[Source code of charts]
• • • • • • •

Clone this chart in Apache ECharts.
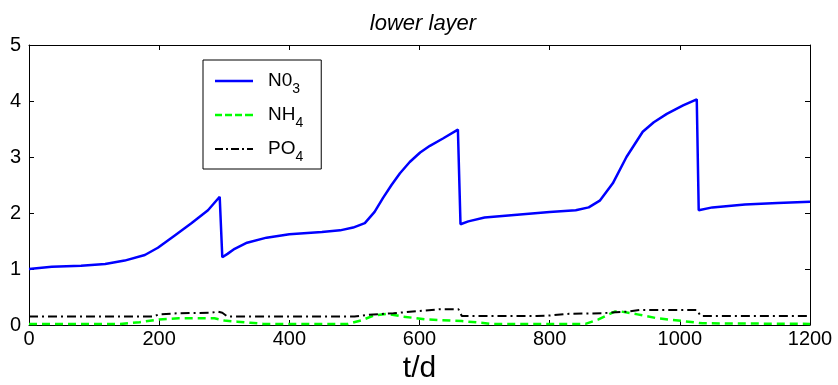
<!DOCTYPE html>
<html>
<head>
<meta charset="utf-8">
<script src="https://cdn.jsdelivr.net/npm/echarts@6/dist/echarts.min.js"></script>
<style>
  html, body { margin: 0; padding: 0; background: #fff; }
  #chart { width: 838px; height: 385px; }
</style>
</head>
<body>
<div id="chart"></div>
<script>
// values, [t (days), concentration]
var no3 = [
  [0, 1.0], [35, 1.04], [80, 1.06], [117, 1.09], [147, 1.15], [178, 1.25], [198, 1.38],
  [224, 1.6], [250, 1.82], [275, 2.05], [293, 2.29], [297, 1.21], [305, 1.27], [316, 1.36],
  [335, 1.47], [365, 1.56], [400, 1.62], [450, 1.66], [478, 1.69], [498, 1.74], [516, 1.82],
  [531, 2.02], [544, 2.27], [557, 2.5], [570, 2.71], [585, 2.91], [601, 3.08], [616, 3.2],
  [636, 3.33], [659, 3.49], [663, 1.8], [675, 1.85], [700, 1.92], [750, 1.97], [800, 2.02],
  [840, 2.05], [860, 2.1], [877, 2.22], [897, 2.53], [918, 3.0], [943, 3.45], [960, 3.62],
  [980, 3.77], [1005, 3.92], [1026, 4.03], [1029, 2.05], [1050, 2.1], [1100, 2.15],
  [1150, 2.18], [1200, 2.2]
];
var nh4 = [
  [0, 0.02], [140, 0.02], [170, 0.05], [200, 0.1], [230, 0.12], [285, 0.12], [300, 0.08],
  [320, 0.06], [340, 0.04], [360, 0.02], [490, 0.02], [510, 0.08], [530, 0.17], [550, 0.2],
  [575, 0.15], [610, 0.1], [665, 0.07], [695, 0.04], [710, 0.02], [855, 0.02], [875, 0.1],
  [900, 0.24], [910, 0.24], [935, 0.19], [965, 0.12], [1005, 0.07], [1035, 0.03], [1200, 0.02]
];
var po4 = [
  [0, 0.15], [190, 0.15], [200, 0.19], [230, 0.21], [280, 0.22], [290, 0.24], [297, 0.22],
  [305, 0.15], [500, 0.15], [520, 0.18], [560, 0.21], [600, 0.25], [630, 0.28], [660, 0.28],
  [665, 0.16], [780, 0.16], [800, 0.17], [830, 0.2], [880, 0.21], [920, 0.24], [940, 0.27],
  [1026, 0.27], [1032, 0.16], [1200, 0.16]
];
var seriesNames = ["N03", "NH4", "PO4"];

var font = "Liberation Sans, Arial, sans-serif";

// legend samples drawn as plain shapes (solid, dashed, dash-dot)
var legendIcons = [
  "path://M0,0H38V2.5H0Z",
  "path://M0,0H7V2.5H0Z M10,0H17V2.5H10Z M20,0H27V2.5H20Z M30,0H38V2.5H30Z",
  "path://M0,0H8V2H0Z M11,0H13V2H11Z M16,0H24V2H16Z M27,0H29V2H27Z M32,0H38V2H32Z",
];

var chart = echarts.init(document.getElementById("chart"));

function frameAxis(pos) {
  return {
    position: pos,
    type: "value",
    axisLine: { show: true, onZero: false, lineStyle: { color: "#000", width: 1 } },
    axisTick: { show: true, inside: true, length: 5, lineStyle: { color: "#000" } },
    axisLabel: { show: false },
    splitLine: { show: false },
  };
}

chart.setOption({
  animation: false,
  title: {
    text: "lower layer",
    left: 418,
    textAlign: "center",
    top: 8,
    textStyle: {
      fontFamily: font,
      fontStyle: "italic",
      fontWeight: "normal",
      fontSize: 22,
      color: "#000",
    },
  },
  grid: {
    left: 29,
    right: 28,
    top: 45,
    bottom: 60,
    outerBoundsMode: "none",
  },
  legend: {
    orient: "vertical",
    left: 203,
    top: 60,
    padding: [6, 18, 5, 12],
    itemGap: 4,
    itemWidth: 38,
    itemHeight: 14,
    borderColor: "#000",
    borderWidth: 1,
    backgroundColor: "#fff",
    data: seriesNames.map(function (n, i) {
      return { name: n, icon: legendIcons[i] };
    }),
    formatter: function (name) {
      // last character is a subscript
      return "{b|" + name.slice(0, -1) + "}{s|" + name.slice(-1) + "}";
    },
    textStyle: {
      fontFamily: font,
      color: "#000",
      rich: {
        b: { fontSize: 19, fontFamily: font, lineHeight: 22, padding: [0, 0, 0, 10], color: "#000" },
        s: { fontSize: 14, fontFamily: font, lineHeight: 6, padding: [16, 0, 0, 0], color: "#000" },
      },
    },
  },
  xAxis: [
    {
      type: "value",
      min: 0,
      max: 1200,
      interval: 200,
      name: "t/d",
      nameLocation: "middle",
      nameGap: 24,
      nameTextStyle: { fontFamily: font, fontSize: 30, color: "#000" },
      axisLine: { show: true, onZero: false, lineStyle: { color: "#000", width: 1 } },
      axisTick: { show: true, inside: true, length: 5, lineStyle: { color: "#000" } },
      axisLabel: {
        fontFamily: font, fontSize: 20, color: "#000", margin: 4,
        formatter: function (v) { return String(v); },
      },
      splitLine: { show: false },
    },
    Object.assign(frameAxis("top"), { min: 0, max: 1200, interval: 200 }),
  ],
  yAxis: [
    {
      type: "value",
      min: 0,
      max: 5,
      interval: 1,
      axisLine: { show: true, onZero: false, lineStyle: { color: "#000", width: 1 } },
      axisTick: { show: true, inside: true, length: 5, lineStyle: { color: "#000" } },
      axisLabel: { fontFamily: font, fontSize: 20, color: "#000", margin: 8 },
      splitLine: { show: false },
    },
    Object.assign(frameAxis("right"), { min: 0, max: 5, interval: 1 }),
  ],
  series: [
    {
      name: seriesNames[0],
      type: "line",
      data: no3,
      symbol: "none",
      lineStyle: { color: "#0000ff", width: 2.5 },
      itemStyle: { color: "#0000ff" },
      z: 3,
    },
    {
      name: seriesNames[1],
      type: "line",
      data: nh4,
      symbol: "none",
      lineStyle: { color: "#00ff00", width: 2.5, type: [8, 5] },
      itemStyle: { color: "#00ff00" },
    },
    {
      name: seriesNames[2],
      type: "line",
      data: po4,
      symbol: "none",
      lineStyle: { color: "#000000", width: 2, type: [9, 4, 2, 4] },
      itemStyle: { color: "#000000" },
    },
  ],
});
</script>
</body>
</html>
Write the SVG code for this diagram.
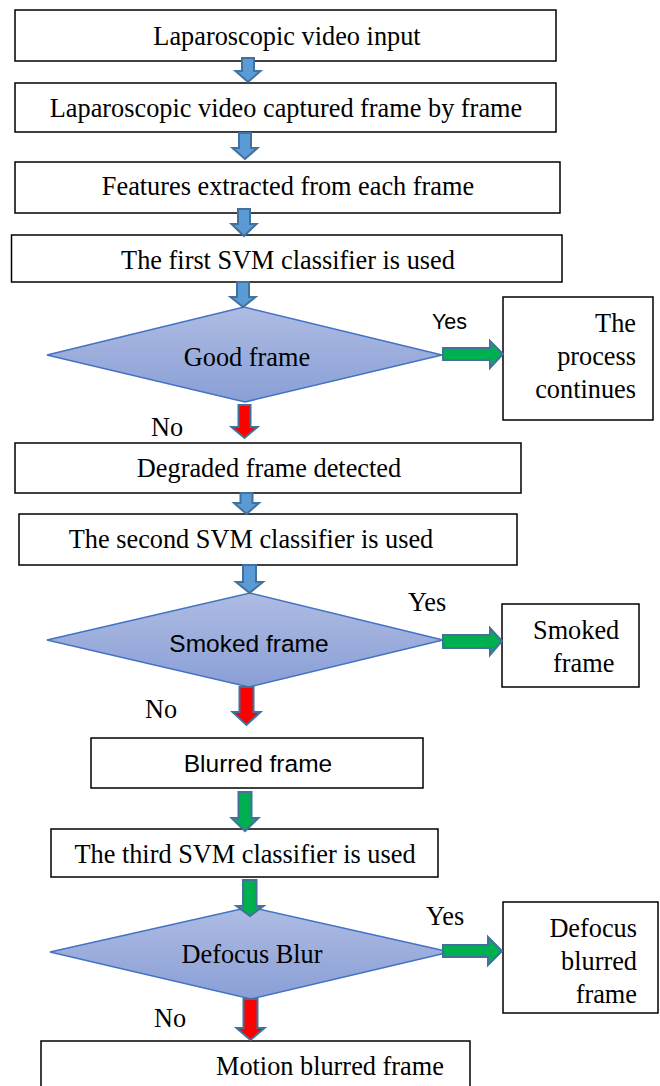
<svg xmlns="http://www.w3.org/2000/svg" width="660" height="1086" viewBox="0 0 660 1086">
<defs>
<linearGradient id="dg" x1="0" y1="0" x2="0" y2="1">
<stop offset="0" stop-color="#aebce3"/>
<stop offset="1" stop-color="#8a9fd6"/>
</linearGradient>
</defs>
<style>
.box{fill:#fff;stroke:#000;stroke-width:1.5}
.dia{fill:url(#dg);stroke:#4472c4;stroke-width:1.5}
.t{font-family:"Liberation Serif","Times New Roman",serif;font-size:26.3px;fill:#000}
.s{font-family:"Liberation Sans",Arial,sans-serif;font-size:24.5px;fill:#000}
.c{text-anchor:middle}
.r{text-anchor:end}
.ab{fill:#5b9bd5;stroke:#41719c;stroke-width:2}
.ar{fill:#ff0000;stroke:#41719c;stroke-width:2}
.ag{fill:#00b050;stroke:#41719c;stroke-width:2}
</style>
<rect width="660" height="1086" fill="#fff"/>
<g id="n1"><rect class="box" x="15" y="10" width="541" height="51"/><text class="t c" x="287" y="45">Laparoscopic video input</text></g>
<g id="n2"><rect class="box" x="15" y="83" width="541" height="49"/><text class="t c" x="286" y="117">Laparoscopic video captured frame by frame</text></g>
<g id="n3"><rect class="box" x="15" y="162" width="545" height="51"/><text class="t c" x="288" y="195">Features extracted from each frame</text></g>
<g id="n4"><rect class="box" x="11.5" y="235" width="550.5" height="47"/><text class="t c" x="288" y="269">The first SVM classifier is used</text></g>
<g id="d1"><polygon class="dia" points="244,307 442,355 245,402 47,355"/><text class="t c" x="247" y="366">Good frame</text></g>
<g id="n5"><rect class="box" x="503" y="297" width="150" height="123"/><text class="t r" x="636" y="332">The</text><text class="t r" x="636" y="365">process</text><text class="t r" x="636" y="398">continues</text></g>
<g id="n6"><rect class="box" x="15" y="443" width="506" height="50"/><text class="t c" x="269" y="477">Degraded frame detected</text></g>
<g id="n7"><rect class="box" x="19" y="514" width="498" height="51"/><text class="t c" x="251" y="548">The second SVM classifier is used</text></g>
<g id="d2"><polygon class="dia" points="250,593 443,640 249,687 47,640"/><text class="s c" x="249" y="652">Smoked frame</text></g>
<g id="n8"><rect class="box" x="502" y="604" width="137" height="83"/><text class="t" x="533" y="639">Smoked</text><text class="t" x="553" y="672">frame</text></g>
<g id="n9"><rect class="box" x="91" y="738" width="332" height="50"/><text class="s c" x="258" y="772">Blurred frame</text></g>
<g id="n10"><rect class="box" x="51" y="829" width="387" height="48"/><text class="t c" x="245" y="863">The third SVM classifier is used</text></g>
<g id="d3"><polygon class="dia" points="250,907 450,952 251,999 50,952"/><text class="t c" x="252" y="963">Defocus Blur</text></g>
<g id="n11"><rect class="box" x="503" y="902" width="155" height="111"/><text class="t r" x="637" y="937">Defocus</text><text class="t r" x="637" y="970">blurred</text><text class="t r" x="637" y="1003">frame</text></g>
<g id="n12"><rect class="box" x="41" y="1041" width="429" height="60"/><text class="t" x="216" y="1075">Motion blurred frame</text></g>
<g id="connectors">
<polygon class="ab" points="242,58 254,58 254,71 260.5,71 248,82 235.5,71 242,71"/>
<polygon class="ab" points="239,133 251,133 251,148 257.5,148 245,159 232.5,148 239,148"/>
<polygon class="ab" points="238,209 250,209 250,224 256.5,224 244,236 231.5,224 238,224"/>
<polygon class="ab" points="237,282 249,282 249,297 255.5,297 243,307 230.5,297 237,297"/>
<polygon class="ar" points="238.5,405 250.5,405 250.5,427 257.5,427 244.5,438 231.5,427 238.5,427"/>
<polygon class="ab" points="240.5,493 252.5,493 252.5,503 259,503 246.5,514 234,503 240.5,503"/>
<polygon class="ab" points="243,565 256,565 256,582 263,582 249.5,593 236,582 243,582"/>
<polygon class="ar" points="239.5,687 253.5,687 253.5,712 260.5,712 246.5,725 232.5,712 239.5,712"/>
<polygon class="ag" points="238.5,792 251.5,792 251.5,818 258.5,818 245,831 231.5,818 238.5,818"/>
<polygon class="ag" points="243,880 256.5,880 256.5,906 263.5,906 250,916 236.5,906 243,906"/>
<polygon class="ar" points="243.5,999 257.5,999 257.5,1028 264.5,1028 250.5,1040 236.5,1028 243.5,1028"/>
<polygon class="ag" points="443,348 490,348 490,341 503,354 490,368 490,360 443,360"/>
<polygon class="ag" points="443,635 490,635 490,628 502,641 490,655 490,648 443,648"/>
<polygon class="ag" points="443,945 488,945 488,937 502,951 488,965 488,957 443,957"/>
<text class="s" x="432" y="329" style="font-size:21.5px">Yes</text>
<text class="t" x="151" y="436">No</text>
<text class="t" x="408" y="611">Yes</text>
<text class="t" x="145" y="718">No</text>
<text class="t" x="426" y="925">Yes</text>
<text class="t" x="154" y="1027">No</text>
</g>
</svg>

• • • • • • •

- WRITTEN TASK -
Tally the lines of the records holding the word "this", then state only the tally.

- REPLY TO THE EXERCISE -
2